In 2019, Dr. Sheffield completed an IRB-approved research study with Christopher Newport University (CNU) titled Native American Entrepreneurs (IRB #18.059). The research sought to gain a greater understanding of the Native American entrepreneur. Although faced with numerous challenges, many Native American entrepreneurs, with various tribal affiliations, have learned to transcend tough obstacles, leverage resources, and strategically pursue opportunities to achieve business success. At its completion, twenty Native American entrepreneurs were interviewed using a structured set of fifteen questions. This work was co-authored with Dr. Mark Munoz (current Advisor to the AI Initiative at Harvard University and Professor of Business at Millikin University), and published through Business Expert Press, in book form, in January 2020.
Dr. Ron Sheffield, Clinical Assistant Professor and Executive in Residence at the University of Louisville is an annually invited lecturer at The College of William & Mary in Williamsburg, Virginia, Youngstown State University in Youngstown, Ohio, and the Seminole Tribe’s Native Learning Center in Florida. His lectures have included: Cross-Cultural and Values Leadership, Leadership in Native America, Abuse in Indian Country, the Indigenous Perspective on Counseling, and the Journey through Formal Education for the Indigenous Student.

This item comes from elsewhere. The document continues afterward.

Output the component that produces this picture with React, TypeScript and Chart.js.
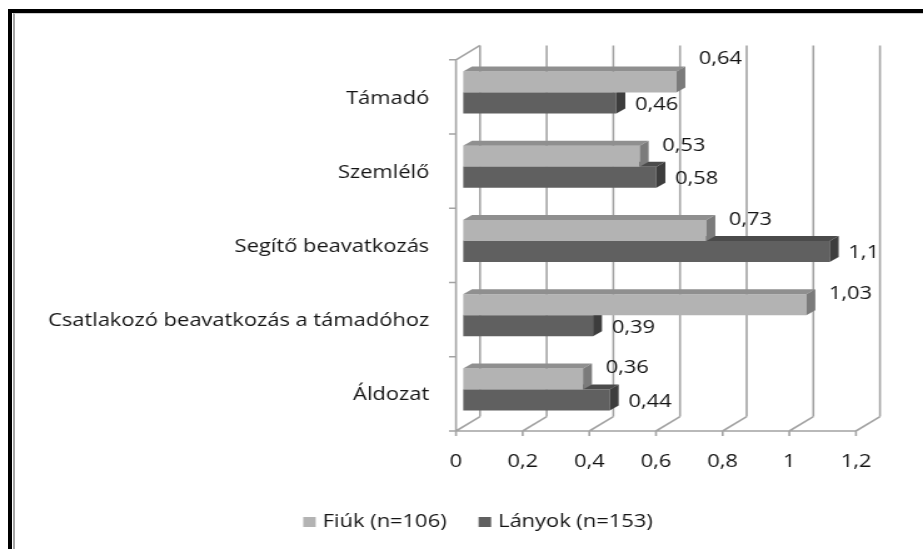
import React, { useEffect, useRef } from "react";
import { Chart, registerables } from "chart.js";

Chart.register(...registerables);

const categories = [
  "Támadó",
  "Szemlélő",
  "Segítő beavatkozás",
  "Csatlakozó beavatkozás a támadóhoz",
  "Áldozat",
];
const fiuk = [0.64, 0.53, 0.73, 1.03, 0.36];
const lanyok = [0.46, 0.58, 1.1, 0.39, 0.44];
const seriesLabels = ["Fiúk (n=106)", "Lányok (n=153)"];
const xTicks = [0, 0.2, 0.4, 0.6, 0.8, 1, 1.2];

const CW = 738; // internal canvas width, stretched to 923 by CSS
const CH = 549;
const FONT = "'Open Sans'";
const FSIZE = 17.5;
const TEXT = "#141414";
const GRID = "#a3a3a3";

const faceColors = [
  { front: "#b3b3b3", top: "#8f8f8f", side: "#7b7b7b" },
  { front: "#606060", top: "#4b4b4b", side: "#3d3d3d" },
];

const fmt = (v: number) => String(v).replace(".", ",");

const DEPTH_X = 7.2;
const DEPTH_Y = -5;
const FRONT_DX = -5.6;
const FRONT_DY = 4.4;
const BACK_DX = 13.6;
const BACK_DY = -10;

const wallPlugin = {
  id: "wall3d",
  beforeDatasetsDraw(chart: any) {
    const { ctx, chartArea } = chart;
    const xs = chart.scales.x;
    ctx.save();
    ctx.strokeStyle = GRID;
    ctx.lineWidth = 1.6;
    const fy = chartArea.bottom + FRONT_DY;
    const by = chartArea.bottom + BACK_DY;
    const topBack = chartArea.top + BACK_DY;
    const topFront = chartArea.top + FRONT_DY;
    const x0 = xs.getPixelForValue(0);
    ctx.beginPath();
    xTicks.forEach((v) => {
      const x = xs.getPixelForValue(v);
      ctx.moveTo(x + BACK_DX, topBack);
      ctx.lineTo(x + BACK_DX, by);
      ctx.moveTo(x + FRONT_DX, fy);
      ctx.lineTo(x + BACK_DX, by);
      ctx.moveTo(x + FRONT_DX, fy);
      ctx.lineTo(x + FRONT_DX, fy + 5);
    });
    ctx.moveTo(x0 + FRONT_DX, fy);
    ctx.lineTo(xs.getPixelForValue(1.2) + FRONT_DX, fy);
    ctx.moveTo(x0 + FRONT_DX, topFront);
    ctx.lineTo(x0 + FRONT_DX, fy);
    ctx.moveTo(x0 + FRONT_DX, topFront);
    ctx.lineTo(x0 + BACK_DX, topBack);
    const n = categories.length;
    const band = (chartArea.bottom - chartArea.top) / n;
    for (let i = 0; i <= n; i++) {
      const y = chartArea.top + band * i + FRONT_DY;
      ctx.moveTo(x0 + FRONT_DX - 5.6, y);
      ctx.lineTo(x0 + FRONT_DX, y);
    }
    ctx.stroke();
    ctx.restore();
  },
  afterDatasetDraw(chart: any, args: any) {
    const { ctx } = chart;
    const idx = args.index;
    const c = faceColors[idx];
    const meta = chart.getDatasetMeta(idx);
    ctx.save();
    meta.data.forEach((bar: any) => {
      const { x, base, y, height } = bar.getProps(["x", "base", "y", "height"], true);
      const top = y - height / 2;
      const bottom = y + height / 2;
      ctx.fillStyle = c.top;
      ctx.beginPath();
      ctx.moveTo(base, top);
      ctx.lineTo(x, top);
      ctx.lineTo(x + DEPTH_X, top + DEPTH_Y);
      ctx.lineTo(base + DEPTH_X, top + DEPTH_Y);
      ctx.closePath();
      ctx.fill();
      ctx.fillStyle = c.side;
      ctx.beginPath();
      ctx.moveTo(x, top);
      ctx.lineTo(x + DEPTH_X, top + DEPTH_Y);
      ctx.lineTo(x + DEPTH_X, bottom + DEPTH_Y);
      ctx.lineTo(x, bottom);
      ctx.closePath();
      ctx.fill();
    });
    ctx.restore();
  },
  afterDatasetsDraw(chart: any) {
    const { ctx } = chart;
    ctx.save();
    ctx.font = `${FSIZE}px ${FONT}`;
    ctx.fillStyle = TEXT;
    ctx.textAlign = "left";
    ctx.textBaseline = "middle";
    chart.data.datasets.forEach((ds: any, di: number) => {
      const meta = chart.getDatasetMeta(di);
      meta.data.forEach((bar: any, i: number) => {
        const { x, y, height } = bar.getProps(["x", "y", "height"], true);
        let lx: number, ly: number;
        if (di === 0) {
          lx = x + 18;
          ly = y - height / 2 + (i === 0 ? -12 : 0);
        } else {
          lx = x + 15;
          ly = y + 2;
        }
        ctx.fillText(fmt(ds.data[i]), lx, ly);
      });
    });
    ctx.restore();
  },
  afterDraw(chart: any) {
    const { ctx } = chart;
    ctx.save();
    ctx.font = `${FSIZE}px ${FONT}`;
    ctx.textBaseline = "middle";
    ctx.textAlign = "left";
    const box = 10;
    const gapBox = 5.6;
    const gapItem = 25.6;
    const widths = seriesLabels.map((t) => ctx.measureText(t).width);
    const total = widths.reduce((a, w) => a + box + gapBox + w, 0) + gapItem;
    let cx = 382.2 - total / 2;
    const cy = 522;
    seriesLabels.forEach((t, i) => {
      ctx.fillStyle = faceColors[i].front;
      ctx.fillRect(cx, cy - box / 2, box, box);
      cx += box + gapBox;
      ctx.fillStyle = TEXT;
      ctx.fillText(t, cx, cy);
      cx += widths[i] + gapItem;
    });
    ctx.restore();
  },
};

export default function App() {
  const ref = useRef<HTMLCanvasElement | null>(null);
  useEffect(() => {
    if (!ref.current) return;
    const chart = new Chart(ref.current, {
      type: "bar",
      data: {
        labels: categories,
        datasets: [
          {
            label: seriesLabels[0],
            data: fiuk,
            backgroundColor: faceColors[0].front,
            borderWidth: 0,
            categoryPercentage: 0.566,
            barPercentage: 1,
          },
          {
            label: seriesLabels[1],
            data: lanyok,
            backgroundColor: faceColors[1].front,
            borderWidth: 0,
            categoryPercentage: 0.566,
            barPercentage: 1,
          },
        ],
      },
      options: {
        indexAxis: "y",
        responsive: false,
        animation: false,
        devicePixelRatio: 1,
        layout: { padding: { left: 0, right: 48, top: 55.4, bottom: 0 } },
        plugins: {
          legend: { display: false },
          tooltip: { enabled: false },
        },
        scales: {
          x: {
            min: 0,
            max: 1.2,
            afterFit: (s: any) => {
              s.height = 122.4;
            },
            afterBuildTicks: (s: any) => {
              s.ticks = xTicks.map((v) => ({ value: v }));
            },
            grid: { display: false, drawTicks: false },
            border: { display: false },
            ticks: {
              padding: 25,
              labelOffset: FRONT_DX,
              color: TEXT,
              font: { family: FONT, size: FSIZE },
              callback: (v: any) => fmt(Number(v)),
              maxRotation: 0,
              autoSkip: false,
            },
          },
          y: {
            afterFit: (s: any) => {
              s.width = 370.2;
            },
            grid: { display: false, drawTicks: false },
            border: { display: false },
            ticks: {
              padding: 27,
              labelOffset: 6,
              color: TEXT,
              font: { family: FONT, size: FSIZE },
              autoSkip: false,
            },
          },
        },
      },
      plugins: [wallPlugin],
    });
    return () => chart.destroy();
  }, []);

  return (
    <>
      <div
        style={{
          position: "fixed",
          left: 8,
          top: 9,
          width: 915,
          height: 540,
          borderLeft: "4px solid #000",
          borderTop: "4px solid #000",
          boxSizing: "border-box",
        }}
      >
        <div
          style={{
            position: "absolute",
            left: 1,
            top: 0,
            right: 0,
            bottom: 0,
            borderLeft: "2px solid #a6a6a6",
            borderTop: "1px solid #cfcfcf",
          }}
        />
      </div>
      <canvas
        ref={ref}
        width={CW}
        height={CH}
        style={{ position: "fixed", left: 0, top: 0, width: "923px", height: "549px" }}
      />
    </>
  );
}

Ron holds current and active certifications as:
- Project Management Professional (PMP)
- Six Sigma Black Belt (SSBB)
- Certified Scrum Master (CSM)
- Scaled Agile Framework (SAFe) Agilist
- Citi Social and Behavioral Science Researcher
Ron has been an active member of the Board of Directors for the American Indigenous Business Leaders (AIBL.org) since 2013 and currently resides in Williamsburg, Virginia. He has been married for 32 years, has two brilliantly cool daughters (Hannah 30 and Emily 24), and one beautiful granddaughter, Giuliana.
Roundtable: Beyond the Land Acknowledgment: Decolonial Actions for the Watson Conference and the University of Louisville
Date: Wednesday, April 21, 3:30-5:15 PM EST
Description: What does a decolonial approach to conference design look like? This roundtable seeks to help planners of academic conferences generally (and the Watson conference specifically) consider concrete ways to support Indigenous people, communities, and nations and dismantle white supremacist structures. Native scholars from several different institutions will share their experiences with conference planning and other projects; native and settler scholars from the University of Louisville (UofL), assembled for the first time, will begin the conversation about actions and initiatives that UofL might take and that the Watson Conference could advance. As they offer their perspectives, presenters will draw on their expertise in archaeology, geography, leadership and organizational development, linguistics, linguistic anthropology, literary studies, rhetoric, and sociology.